> _Task goal_
Only lines with the word "draw" are needed; collect each of them from the listing below.

** Start Dataset rows **

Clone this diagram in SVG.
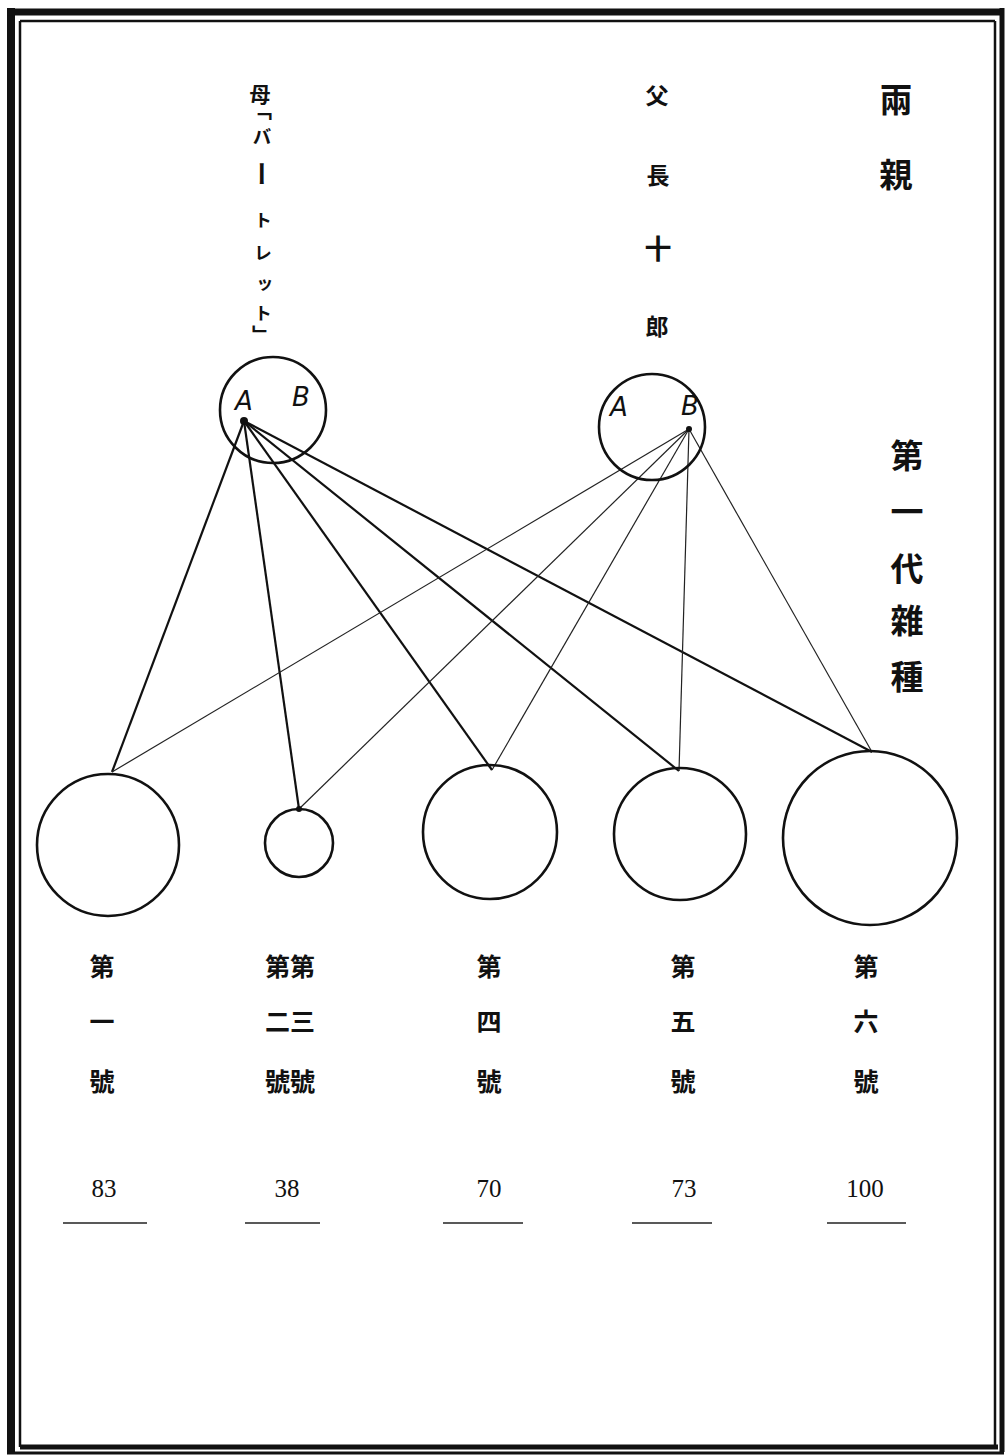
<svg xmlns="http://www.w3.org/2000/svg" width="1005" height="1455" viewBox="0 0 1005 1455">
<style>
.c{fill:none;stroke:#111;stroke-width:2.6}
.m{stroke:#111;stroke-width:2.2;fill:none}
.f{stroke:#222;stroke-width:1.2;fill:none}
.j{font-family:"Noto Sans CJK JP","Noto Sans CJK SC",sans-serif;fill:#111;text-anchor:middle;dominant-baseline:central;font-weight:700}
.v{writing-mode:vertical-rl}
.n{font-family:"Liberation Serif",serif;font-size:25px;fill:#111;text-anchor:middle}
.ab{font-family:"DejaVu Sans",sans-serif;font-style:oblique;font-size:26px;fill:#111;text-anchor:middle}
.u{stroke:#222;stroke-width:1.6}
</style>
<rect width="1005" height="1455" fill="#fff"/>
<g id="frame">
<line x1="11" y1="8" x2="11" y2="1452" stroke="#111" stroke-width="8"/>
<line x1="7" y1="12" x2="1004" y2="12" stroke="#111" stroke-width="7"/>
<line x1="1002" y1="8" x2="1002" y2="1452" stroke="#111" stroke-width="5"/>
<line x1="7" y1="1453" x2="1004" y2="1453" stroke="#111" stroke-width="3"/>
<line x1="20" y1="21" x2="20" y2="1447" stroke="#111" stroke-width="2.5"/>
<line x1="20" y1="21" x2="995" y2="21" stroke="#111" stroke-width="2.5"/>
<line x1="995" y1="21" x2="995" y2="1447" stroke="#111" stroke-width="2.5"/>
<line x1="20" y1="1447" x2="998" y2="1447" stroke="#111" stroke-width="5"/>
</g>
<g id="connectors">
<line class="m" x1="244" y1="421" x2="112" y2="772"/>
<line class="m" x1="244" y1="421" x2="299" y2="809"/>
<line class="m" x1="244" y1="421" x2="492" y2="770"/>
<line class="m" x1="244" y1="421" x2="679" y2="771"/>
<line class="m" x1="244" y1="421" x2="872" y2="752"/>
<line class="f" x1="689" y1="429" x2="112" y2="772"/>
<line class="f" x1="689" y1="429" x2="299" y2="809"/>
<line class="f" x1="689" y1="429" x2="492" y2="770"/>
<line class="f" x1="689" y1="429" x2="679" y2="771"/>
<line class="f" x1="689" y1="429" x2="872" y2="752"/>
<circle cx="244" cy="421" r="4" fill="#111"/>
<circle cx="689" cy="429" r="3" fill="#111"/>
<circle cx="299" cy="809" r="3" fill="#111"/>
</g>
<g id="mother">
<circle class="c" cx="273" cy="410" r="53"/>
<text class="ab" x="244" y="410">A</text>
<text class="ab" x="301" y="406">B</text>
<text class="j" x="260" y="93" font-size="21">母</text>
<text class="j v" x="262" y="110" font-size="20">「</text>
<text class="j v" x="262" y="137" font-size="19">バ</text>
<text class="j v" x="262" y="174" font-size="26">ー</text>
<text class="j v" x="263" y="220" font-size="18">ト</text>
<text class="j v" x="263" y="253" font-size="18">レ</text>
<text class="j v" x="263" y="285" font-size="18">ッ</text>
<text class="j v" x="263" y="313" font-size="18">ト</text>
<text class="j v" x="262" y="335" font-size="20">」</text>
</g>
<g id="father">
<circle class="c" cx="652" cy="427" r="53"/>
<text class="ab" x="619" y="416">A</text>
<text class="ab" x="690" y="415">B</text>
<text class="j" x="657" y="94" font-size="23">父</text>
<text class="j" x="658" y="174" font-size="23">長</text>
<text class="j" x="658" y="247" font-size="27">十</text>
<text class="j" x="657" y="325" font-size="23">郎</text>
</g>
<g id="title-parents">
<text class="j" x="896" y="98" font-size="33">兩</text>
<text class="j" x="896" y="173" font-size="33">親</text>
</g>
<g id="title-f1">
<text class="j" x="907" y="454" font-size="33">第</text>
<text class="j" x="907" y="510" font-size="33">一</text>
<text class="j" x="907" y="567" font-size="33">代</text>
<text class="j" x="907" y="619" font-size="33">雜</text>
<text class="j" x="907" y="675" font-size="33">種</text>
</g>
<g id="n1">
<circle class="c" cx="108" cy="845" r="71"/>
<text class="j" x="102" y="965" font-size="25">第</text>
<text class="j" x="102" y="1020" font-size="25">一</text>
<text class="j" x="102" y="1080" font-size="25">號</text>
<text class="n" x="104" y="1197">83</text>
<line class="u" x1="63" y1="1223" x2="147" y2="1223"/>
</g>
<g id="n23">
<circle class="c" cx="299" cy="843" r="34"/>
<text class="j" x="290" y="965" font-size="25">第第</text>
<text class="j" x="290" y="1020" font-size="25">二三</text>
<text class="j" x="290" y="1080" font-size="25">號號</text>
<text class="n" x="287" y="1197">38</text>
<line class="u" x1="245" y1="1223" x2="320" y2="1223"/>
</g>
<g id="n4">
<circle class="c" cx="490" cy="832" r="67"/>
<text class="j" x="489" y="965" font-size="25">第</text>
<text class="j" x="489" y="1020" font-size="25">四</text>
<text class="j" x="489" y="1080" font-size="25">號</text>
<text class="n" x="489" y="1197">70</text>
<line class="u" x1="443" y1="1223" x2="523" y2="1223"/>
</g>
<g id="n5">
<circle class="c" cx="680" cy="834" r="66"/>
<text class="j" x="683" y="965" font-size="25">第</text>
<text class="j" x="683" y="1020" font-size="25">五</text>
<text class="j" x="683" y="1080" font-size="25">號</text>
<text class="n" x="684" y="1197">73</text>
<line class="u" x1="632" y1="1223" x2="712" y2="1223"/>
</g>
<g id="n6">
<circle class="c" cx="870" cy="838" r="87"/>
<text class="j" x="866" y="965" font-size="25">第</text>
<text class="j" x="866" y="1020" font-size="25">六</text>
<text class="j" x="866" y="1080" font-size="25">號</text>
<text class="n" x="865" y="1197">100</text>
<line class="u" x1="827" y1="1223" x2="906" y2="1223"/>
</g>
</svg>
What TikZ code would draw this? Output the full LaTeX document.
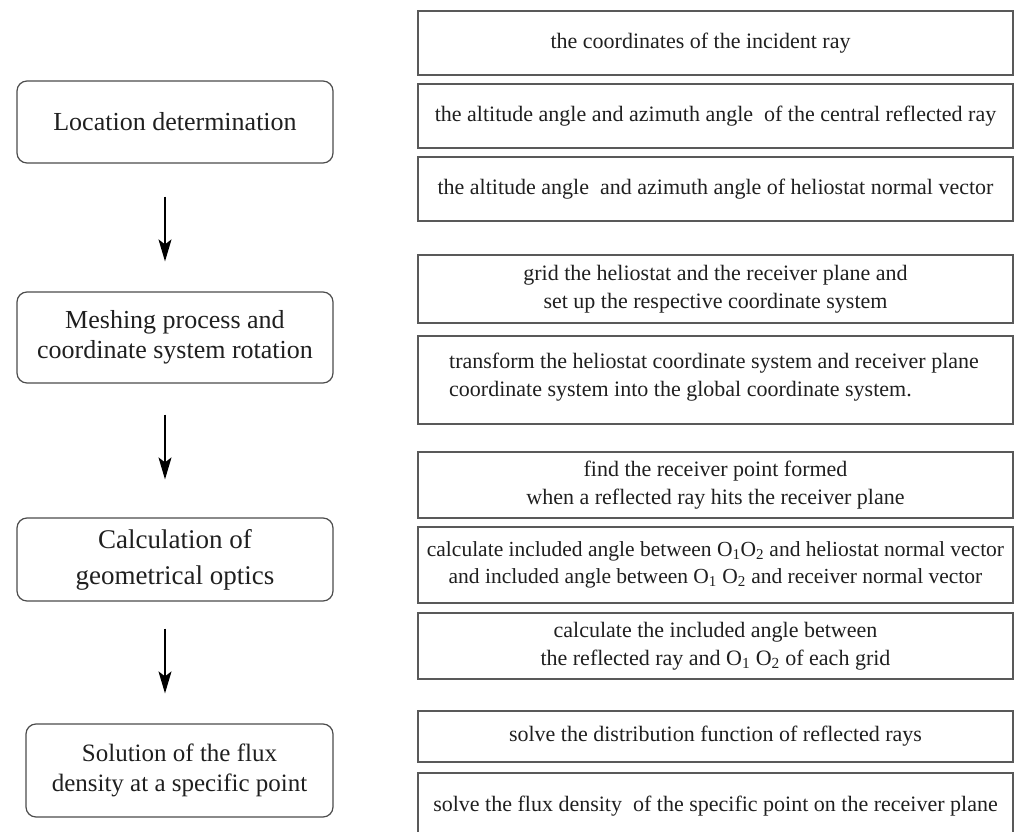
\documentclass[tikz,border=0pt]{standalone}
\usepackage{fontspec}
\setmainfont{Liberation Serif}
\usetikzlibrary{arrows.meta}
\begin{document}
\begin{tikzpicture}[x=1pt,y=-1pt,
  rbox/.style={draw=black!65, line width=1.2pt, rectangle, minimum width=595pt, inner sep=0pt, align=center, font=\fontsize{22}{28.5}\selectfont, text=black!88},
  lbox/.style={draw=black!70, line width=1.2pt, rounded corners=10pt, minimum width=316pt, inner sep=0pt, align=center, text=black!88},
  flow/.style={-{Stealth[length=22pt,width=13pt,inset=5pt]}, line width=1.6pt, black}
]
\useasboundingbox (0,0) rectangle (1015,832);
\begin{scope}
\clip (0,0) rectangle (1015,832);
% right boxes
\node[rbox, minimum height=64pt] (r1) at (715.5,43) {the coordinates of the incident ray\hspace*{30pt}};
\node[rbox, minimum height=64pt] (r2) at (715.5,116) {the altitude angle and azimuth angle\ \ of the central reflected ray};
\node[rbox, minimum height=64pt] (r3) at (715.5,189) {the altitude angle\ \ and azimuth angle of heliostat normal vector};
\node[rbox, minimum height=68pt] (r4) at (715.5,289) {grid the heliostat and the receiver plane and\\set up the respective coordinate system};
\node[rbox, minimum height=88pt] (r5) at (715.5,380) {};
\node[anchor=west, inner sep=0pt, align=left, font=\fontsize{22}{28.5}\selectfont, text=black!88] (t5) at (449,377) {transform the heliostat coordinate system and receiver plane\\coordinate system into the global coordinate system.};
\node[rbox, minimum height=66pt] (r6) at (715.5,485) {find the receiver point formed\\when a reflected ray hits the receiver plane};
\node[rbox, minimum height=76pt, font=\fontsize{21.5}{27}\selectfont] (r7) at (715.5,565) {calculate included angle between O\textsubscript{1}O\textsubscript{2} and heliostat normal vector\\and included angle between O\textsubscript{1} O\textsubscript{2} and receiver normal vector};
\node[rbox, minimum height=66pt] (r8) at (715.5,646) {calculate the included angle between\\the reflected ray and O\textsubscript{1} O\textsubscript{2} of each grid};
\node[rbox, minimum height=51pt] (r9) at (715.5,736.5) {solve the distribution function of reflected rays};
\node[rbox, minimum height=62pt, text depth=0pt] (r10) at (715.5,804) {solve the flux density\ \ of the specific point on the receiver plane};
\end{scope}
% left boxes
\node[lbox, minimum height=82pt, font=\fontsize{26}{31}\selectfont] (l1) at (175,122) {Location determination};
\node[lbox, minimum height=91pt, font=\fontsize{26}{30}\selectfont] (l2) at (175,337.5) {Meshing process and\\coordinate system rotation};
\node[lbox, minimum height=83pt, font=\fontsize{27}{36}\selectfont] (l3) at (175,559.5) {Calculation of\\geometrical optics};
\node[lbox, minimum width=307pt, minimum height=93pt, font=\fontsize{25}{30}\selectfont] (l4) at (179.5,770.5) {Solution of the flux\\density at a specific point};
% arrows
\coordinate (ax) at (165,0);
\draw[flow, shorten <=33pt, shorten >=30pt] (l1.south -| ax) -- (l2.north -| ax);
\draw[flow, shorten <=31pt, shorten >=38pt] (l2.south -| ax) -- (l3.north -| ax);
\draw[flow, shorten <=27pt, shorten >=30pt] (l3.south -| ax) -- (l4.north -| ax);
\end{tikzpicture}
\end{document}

** End Dataset rows **

> _Answer in full_
What TikZ code would draw this? Output the full LaTeX document.
  rbox/.style={draw=black!65, line width=1.2pt, rectangle, minimum width=595pt, inner sep=0pt, align=center, font=\fontsize{22}{28.5}\selectfont, text=black!88},
  lbox/.style={draw=black!70, line width=1.2pt, rounded corners=10pt, minimum width=316pt, inner sep=0pt, align=center, text=black!88},
\draw[flow, shorten <=33pt, shorten >=30pt] (l1.south -| ax) -- (l2.north -| ax);
\draw[flow, shorten <=31pt, shorten >=38pt] (l2.south -| ax) -- (l3.north -| ax);
\draw[flow, shorten <=27pt, shorten >=30pt] (l3.south -| ax) -- (l4.north -| ax);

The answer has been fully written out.